#### SET PROBLEM
Look through the material and tally each line bearing the word "this". Give only the total.

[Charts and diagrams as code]
==========

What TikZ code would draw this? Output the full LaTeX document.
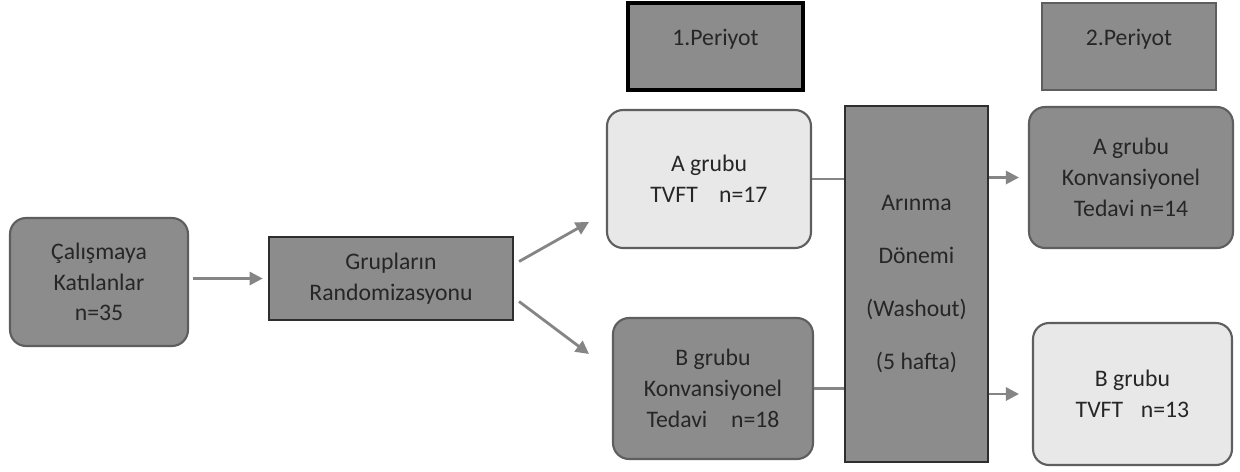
\documentclass[tikz,border=0pt]{standalone}
\usepackage{fontspec}
\setmainfont{Carlito}
\usetikzlibrary{arrows.meta,calc}

\definecolor{boxgray}{HTML}{8C8C8C}
\definecolor{boxlight}{HTML}{E8E8E8}
\definecolor{edgegray}{HTML}{5E5E5E}
\definecolor{edgedark}{HTML}{2E2E2E}
\definecolor{textgray}{HTML}{262626}
\definecolor{arrowgray}{HTML}{858585}

\begin{document}
\begin{tikzpicture}[
    x=0.02cm, y=-0.02cm,
    every node/.style={align=center, font=\fontsize{13.5}{17.5}\selectfont, text=textgray},
    round box/.style={draw=edgegray, line width=1.2pt, fill=boxgray, rounded corners=0.32cm},
    light box/.style={round box, fill=boxlight},
    flat box/.style={draw=edgedark, line width=1.2pt, fill=boxgray},
    period box/.style={flat box, text depth=0.36cm, minimum height=1.74cm},
    gray arrow/.style={draw=arrowgray, line width=1.6pt, -{Triangle[length=7.5pt,width=7.5pt]}},
    gray line/.style={draw=arrowgray, line width=1.6pt},
    ]
\useasboundingbox[fill=white] (0,0) rectangle (1240,471);
% left side
\node[round box, minimum width=3.56cm, minimum height=2.56cm] (katilan) at (99,282) {Çalışmaya\\Katılanlar\\n=35};
\node[flat box, minimum width=4.88cm, minimum height=1.66cm] (random) at (391,278.5) {Grupların\\Randomizasyonu};
% period headers
\node[period box, draw=black, line width=1.8pt, minimum width=3.5cm] (per1) at (715.5,46.5) {1.Periyot};
\node[period box, draw=edgegray, minimum width=3.48cm] (per2) at (1129,46.5) {2.Periyot};
% first period groups
\node[light box, minimum width=4.08cm, minimum height=2.76cm] (A1) at (709,179) {A grubu\\TVFT\hspace{0.9em}n=17};
\node[round box, minimum width=4.0cm, minimum height=2.82cm] (B1) at (713,388.5) {B grubu\\Konvansiyonel\\Tedavi\hspace{1em}n=18};
% washout
\node[flat box, minimum width=2.86cm, minimum height=7.12cm] (wash) at (916.5,284) {Arınma\\[12.5pt]Dönemi\\[12.5pt](Washout)\\[12.5pt](5 hafta)};
% second period groups
\node[round box, minimum width=4.08cm, minimum height=2.82cm] (A2) at (1131,177.5) {A grubu\\Konvansiyonel\\Tedavi n=14};
\node[light box, minimum width=3.98cm, minimum height=2.84cm] (B2) at (1132.5,394) {B grubu\\TVFT\hspace{0.75em}n=13};
% connectors
\coordinate (toA) at (589,222);
\coordinate (toB) at (589,354);
\draw[gray arrow, shorten <=2pt, shorten >=3pt] (katilan.east |- random.west) -- (random.west);
\draw[gray arrow] ($(random.east)+(5,-17)$) -- (toA);
\draw[gray arrow] ($(random.east)+(5,23)$) -- (toB);
\draw[gray line] (A1.east) -- (A1.east -| wash.west);
\draw[gray line] (B1.east) -- (B1.east -| wash.west);
\draw[gray arrow, shorten >=0.18cm] (wash.east |- A2.west) -- (A2.west);
\draw[gray arrow, shorten >=0.26cm] (wash.east |- B2.west) -- (B2.west);
\end{tikzpicture}
\end{document}
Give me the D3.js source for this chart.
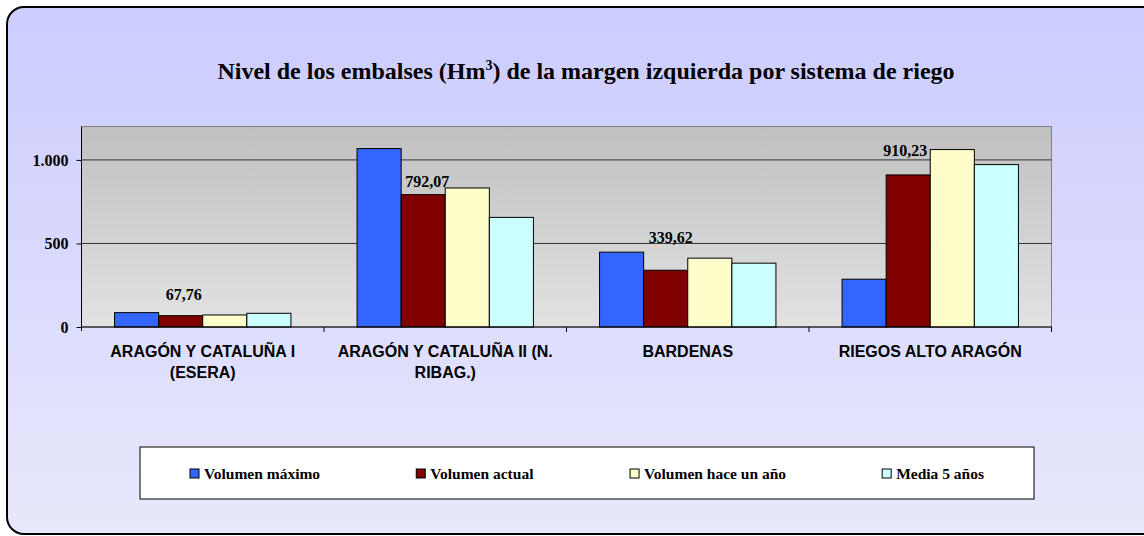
<!DOCTYPE html>
<html>
<head>
<meta charset="utf-8">
<script src="https://cdn.jsdelivr.net/npm/d3@7"></script>
<style>
  body { margin: 0; background: #fff; }
  svg { display: block; }
</style>
</head>
<body>
<div id="chart"></div>
<script>
// data
var categories = ["ARAGÓN Y CATALUÑA I (ESERA)", "ARAGÓN Y CATALUÑA II (N. RIBAG.)", "BARDENAS", "RIEGOS ALTO ARAGÓN"];
var seriesNames = ["Volumen máximo", "Volumen actual", "Volumen hace un año", "Media 5 años"];
var volMaximo = [86, 1068, 448, 286];
var volActual = [67.76, 792.07, 339.62, 910.23];
var volHaceUnAno = [72, 832, 412, 1062];
var media5 = [82, 656, 382, 972];
var yTicks = [0, 500, 1000];

var colors = ["#3366ff", "#800000", "#ffffcc", "#ccffff"];
var values = [volMaximo, volActual, volHaceUnAno, media5];

var W = 1144, H = 536;
var margin = {top: 126.5, left: 81.5, bottom: 209, right: 92.5},
    width = W - margin.left - margin.right,
    height = H - margin.top - margin.bottom;

var loc = d3.formatLocale({decimal: ",", thousands: ".", grouping: [3], currency: ["", ""]});
var fmtTick = loc.format(",d"),
    fmtVal = loc.format(",.2f");

var svg = d3.select("#chart").append("svg")
    .attr("width", W)
    .attr("height", H);

var defs = svg.append("defs");
var bgGrad = defs.append("linearGradient").attr("id", "bg").attr("x1", 0).attr("y1", 0).attr("x2", 0).attr("y2", 1);
bgGrad.append("stop").attr("offset", "0%").attr("stop-color", "#ccccff");
bgGrad.append("stop").attr("offset", "100%").attr("stop-color", "#e8e8fc");
var plotGrad = defs.append("linearGradient").attr("id", "plotbg").attr("x1", 0).attr("y1", 0).attr("x2", 0).attr("y2", 1);
plotGrad.append("stop").attr("offset", "0%").attr("stop-color", "#c0c0c0");
plotGrad.append("stop").attr("offset", "100%").attr("stop-color", "#e2e2e2");

// chart frame
svg.append("rect")
    .attr("x", 7).attr("y", 7)
    .attr("width", 1170).attr("height", 527)
    .attr("rx", 17).attr("ry", 17)
    .style("fill", "url(#bg)")
    .style("stroke", "#000")
    .style("stroke-width", 2);

// title
var title = svg.append("text")
    .attr("x", 586).attr("y", 79)
    .attr("text-anchor", "middle")
    .style("font-family", "'Liberation Serif', 'Times New Roman', serif")
    .style("font-weight", "bold")
    .style("font-size", "24px");
title.append("tspan").text("Nivel de los embalses (Hm");
title.append("tspan").attr("dy", -9).style("font-size", "14px").text("3");
title.append("tspan").attr("dy", 9).text(") de la margen izquierda por sistema de riego");

var g = svg.append("g")
    .attr("transform", "translate(" + margin.left + "," + margin.top + ")");

var x0 = d3.scaleBand()
    .domain(categories)
    .range([0, width]);

var x1 = d3.scaleBand()
    .domain(d3.range(seriesNames.length))
    .range([0, x0.bandwidth()])
    .paddingOuter(0.75);

var y = d3.scaleLinear()
    .domain([0, 1200])
    .range([height, 0]);

// plot area
g.append("rect")
    .attr("width", width).attr("height", height)
    .style("fill", "url(#plotbg)")
    .style("stroke", "#808080");

// gridlines
g.selectAll(".grid")
    .data(yTicks.filter(function(d) { return d > 0; }))
    .enter().append("line")
    .attr("class", "grid")
    .attr("x1", 0).attr("x2", width)
    .attr("y1", function(d) { return y(d); })
    .attr("y2", function(d) { return y(d); })
    .style("stroke", "#333")
    .style("stroke-width", 1);

// bars
var groups = g.selectAll(".cat")
    .data(categories)
    .enter().append("g")
    .attr("class", "cat")
    .attr("transform", function(d) { return "translate(" + x0(d) + ",0)"; });

groups.selectAll("rect")
    .data(function(d, i) { return values.map(function(v, s) { return {s: s, v: v[i]}; }); })
    .enter().append("rect")
    .attr("x", function(d) { return x1(d.s); })
    .attr("width", x1.bandwidth())
    .attr("y", function(d) { return y(d.v); })
    .attr("height", function(d) { return height - y(d.v); })
    .style("fill", function(d) { return colors[d.s]; })
    .style("stroke", "#000")
    .style("stroke-width", 1);

// data labels on "Volumen actual" (moved by hand in the original)
var labelNudge = [[3, -16], [4, -8], [5, -27], [-3, -19]];
g.selectAll(".vlabel")
    .data(volActual)
    .enter().append("text")
    .attr("class", "vlabel")
    .attr("x", function(d, i) { return x0(categories[i]) + x1(1) + x1.bandwidth() / 2 + labelNudge[i][0]; })
    .attr("y", function(d, i) { return y(d) + labelNudge[i][1]; })
    .attr("text-anchor", "middle")
    .style("font-family", "'Liberation Serif', 'Times New Roman', serif")
    .style("font-weight", "bold")
    .style("font-size", "16px")
    .text(function(d) { return fmtVal(d); });

// y axis
var yAxis = g.append("g")
    .attr("class", "axis axis--y")
    .call(d3.axisLeft(y).tickValues(yTicks).tickSize(5).tickPadding(8).tickFormat(fmtTick));
yAxis.select(".domain").attr("d", "M0,0V" + (height + 4)).style("stroke", "#000");
yAxis.selectAll("line").style("stroke", "#000");
yAxis.selectAll("text")
    .style("font-family", "'Liberation Serif', 'Times New Roman', serif")
    .style("font-weight", "bold")
    .style("font-size", "16px")
    .style("fill", "#000");

// x axis
var xAxis = g.append("g")
    .attr("class", "axis axis--x")
    .attr("transform", "translate(0," + height + ")");
xAxis.append("line")
    .attr("x1", 0).attr("x2", width)
    .style("stroke", "#000");
xAxis.selectAll(".xtick")
    .data(categories.map(function(c) { return x0(c) + x0.bandwidth(); }))
    .enter().append("line")
    .attr("class", "xtick")
    .attr("x1", function(d) { return d; }).attr("x2", function(d) { return d; })
    .attr("y1", 0).attr("y2", 5)
    .style("stroke", "#000");

xAxis.selectAll(".xlabel")
    .data(categories)
    .enter().append("text")
    .attr("class", "xlabel")
    .attr("x", function(d) { return x0(d) + x0.bandwidth() / 2; })
    .attr("y", 29.5)
    .attr("text-anchor", "middle")
    .style("font-family", "'Liberation Sans', Arial, sans-serif")
    .style("font-weight", "bold")
    .style("font-size", "16px")
    .text(function(d) { return d; })
    .call(wrap, 232, 21.6);

function wrap(text, w, lh) {
    text.each(function() {
        var t = d3.select(this),
            words = t.text().split(/\s+/).reverse(),
            word, line = [], lineNo = 0,
            xx = t.attr("x"), yy = t.attr("y"),
            tspan = t.text(null).append("tspan").attr("x", xx).attr("y", yy);
        while ((word = words.pop())) {
            line.push(word);
            tspan.text(line.join(" "));
            if (tspan.node().getComputedTextLength() > w && line.length > 1) {
                line.pop();
                tspan.text(line.join(" "));
                line = [word];
                lineNo++;
                tspan = t.append("tspan").attr("x", xx).attr("y", +yy + lineNo * lh).text(word);
            }
        }
    });
}

// legend
var lg = {x: 140, y: 447, w: 894, h: 52};
var legend = svg.append("g").attr("transform", "translate(" + lg.x + "," + lg.y + ")");
legend.append("rect")
    .attr("width", lg.w).attr("height", lg.h)
    .style("fill", "#fff")
    .style("stroke", "#000");

var items = legend.selectAll(".litem")
    .data(seriesNames)
    .enter().append("g")
    .attr("class", "litem");
items.append("rect")
    .attr("width", 9).attr("height", 9)
    .attr("y", 22)
    .style("fill", function(d, i) { return colors[i]; })
    .style("stroke", "#000");
items.append("text")
    .attr("x", 14).attr("y", 31.5)
    .style("font-family", "'Liberation Serif', 'Times New Roman', serif")
    .style("font-weight", "bold")
    .style("font-size", "15.5px")
    .text(function(d) { return d; });

var widths = [];
items.each(function() { widths.push(this.getBBox().width); });
var pad = 50;
var gap = (lg.w - 2 * pad - d3.sum(widths)) / (widths.length - 1);
var pos = pad;
items.attr("transform", function(d, i) {
    var p = pos;
    pos += widths[i] + gap;
    return "translate(" + p + ",0)";
});
</script>
</body>
</html>
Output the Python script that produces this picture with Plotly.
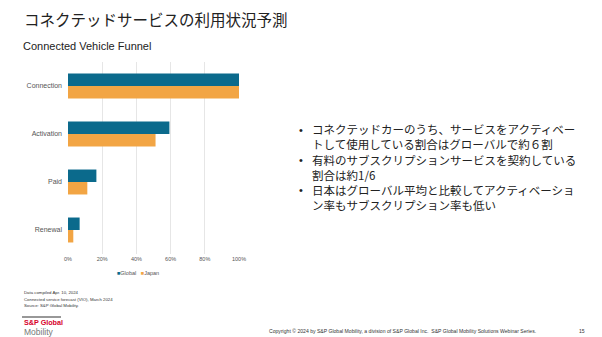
import plotly.graph_objects as go

categories = ["Connection", "Activation", "Paid", "Renewal"]
global_vals = [100, 59.3, 16.6, 6.8]
japan_vals = [100, 51.2, 11.3, 3.1]
x_ticks = [0, 20, 40, 60, 80, 100]
x_tick_labels = ["0%", "20%", "40%", "60%", "80%", "100%"]
series_names = ["Global", "Japan"]

title_text = "コネクテッドサービスの利用状況予測"
subtitle_text = "Connected Vehicle Funnel"
bullets = [
    ["コネクテッドカーのうち、サービスをアクティベー", "トして使用している割合はグローバルで約６割"],
    ["有料のサブスクリプションサービスを契約している", "割合は約1/6"],
    ["日本はグローバル平均と比較してアクティベーショ", "ン率もサブスクリプション率も低い"],
]
notes = ["Data compiled Apr. 10, 2024", "Connected service forecast (VIO), March 2024", "Source: S&P Global Mobility."]
copyright_text = "Copyright © 2024 by S&P Global Mobility, a division of S&P Global Inc.  S&P Global Mobility Solutions Webinar Series."
page_no = "15"

W, H = 602, 337
def px(x):
    return x / W
def py(y):
    return 1 - y / H

TEAL = "#0b6a8c"
ORANGE = "#f2a544"
JP = "Noto Sans CJK JP"
AR = "Liberation Sans, Arial, sans-serif"

fig = go.Figure()
fig.add_trace(go.Bar(name=series_names[0], y=categories, x=global_vals, orientation="h",
                     marker=dict(color=TEAL, line=dict(width=0)), showlegend=False))
fig.add_trace(go.Bar(name=series_names[1], y=categories, x=japan_vals, orientation="h",
                     marker=dict(color=ORANGE, line=dict(width=0)), showlegend=False))

annotations = [
    dict(text=title_text, x=px(22), y=py(19), xref="paper", yref="paper", xanchor="left", yanchor="middle",
         showarrow=False, font=dict(family=JP, size=15.5, color="#222222")),
    dict(text=subtitle_text, x=px(21), y=py(46), xref="paper", yref="paper", xanchor="left", yanchor="middle",
         showarrow=False, font=dict(family=AR, size=11, color="#222222")),
]

bullet_centers = [137, 167, 197]
for b, yc in zip(bullets, bullet_centers):
    annotations.append(dict(text="•", x=px(297), y=py(yc - 7.5), xref="paper", yref="paper", xanchor="left",
                            yanchor="middle", showarrow=False, font=dict(family=AR, size=11, color="#222222")))
    annotations.append(dict(text="<br>".join(b), x=px(310), y=py(yc), xref="paper", yref="paper",
                            xanchor="left", yanchor="middle", align="left", showarrow=False,
                            font=dict(family=JP, size=11.5, color="#222222")))

# legend (drawn as coloured text keys)
legend_text = (f"<span style='color:{TEAL}'>■</span>{series_names[0]}   "
               f"<span style='color:{ORANGE}'>■</span>{series_names[1]}")
annotations.append(dict(text=legend_text, x=px(115), y=py(272.5), xref="paper", yref="paper", xanchor="left",
                        yanchor="middle", showarrow=False, font=dict(family=AR, size=5.5, color="#555555")))

for i, n in enumerate(notes):
    annotations.append(dict(text=n, x=px(22), y=py(292.3 + i * 6.7), xref="paper", yref="paper", xanchor="left",
                            yanchor="middle", showarrow=False, font=dict(family=AR, size=4.3, color="#333333")))

annotations += [
    dict(text="<b>S&P Global</b>", x=px(21.5), y=py(322.7), xref="paper", yref="paper", xanchor="left",
         yanchor="middle", showarrow=False, font=dict(family=AR, size=7.2, color="#d6002a")),
    dict(text="Mobility", x=px(21.5), y=py(331.5), xref="paper", yref="paper", xanchor="left",
         yanchor="middle", showarrow=False, font=dict(family=AR, size=8.5, color="#777777")),
    dict(text=copyright_text, x=px(267), y=py(331), xref="paper", yref="paper", xanchor="left",
         yanchor="middle", showarrow=False, font=dict(family=AR, size=5.1, color="#333333")),
    dict(text=page_no, x=px(577), y=py(331), xref="paper", yref="paper", xanchor="left",
         yanchor="middle", showarrow=False, font=dict(family=AR, size=5.1, color="#333333")),
]

fig.update_layout(
    width=W, height=H,
    margin=dict(l=0, r=0, t=0, b=0),
    paper_bgcolor="white", plot_bgcolor="white",
    barmode="group", bargap=0.48, bargroupgap=0,
    showlegend=False,
    xaxis=dict(domain=[px(68), px(239)], range=[0, 100], tickvals=x_ticks, ticktext=x_tick_labels,
               showgrid=True, gridcolor="#e6e6e6", gridwidth=1, zeroline=False, showline=False,
               tickfont=dict(family=AR, size=5.5, color="#555555"), ticks="", ticklen=0,
               automargin=False, fixedrange=True),
    yaxis=dict(domain=[py(254), py(62)], categoryorder="array", categoryarray=categories,
               autorange="reversed", showgrid=False, zeroline=False, showline=False,
               tickfont=dict(family=AR, size=7, color="#555555"), ticks="", ticklen=3,
               ticklabelstandoff=5, automargin=False, fixedrange=True),
    annotations=annotations,
    shapes=[dict(type="line", xref="paper", yref="paper", x0=px(22), x1=px(61), y0=py(317), y1=py(317),
                 line=dict(color="#333333", width=1.2))],
)

fig.write_html("out.html")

==========

#### RESULT BELOW
5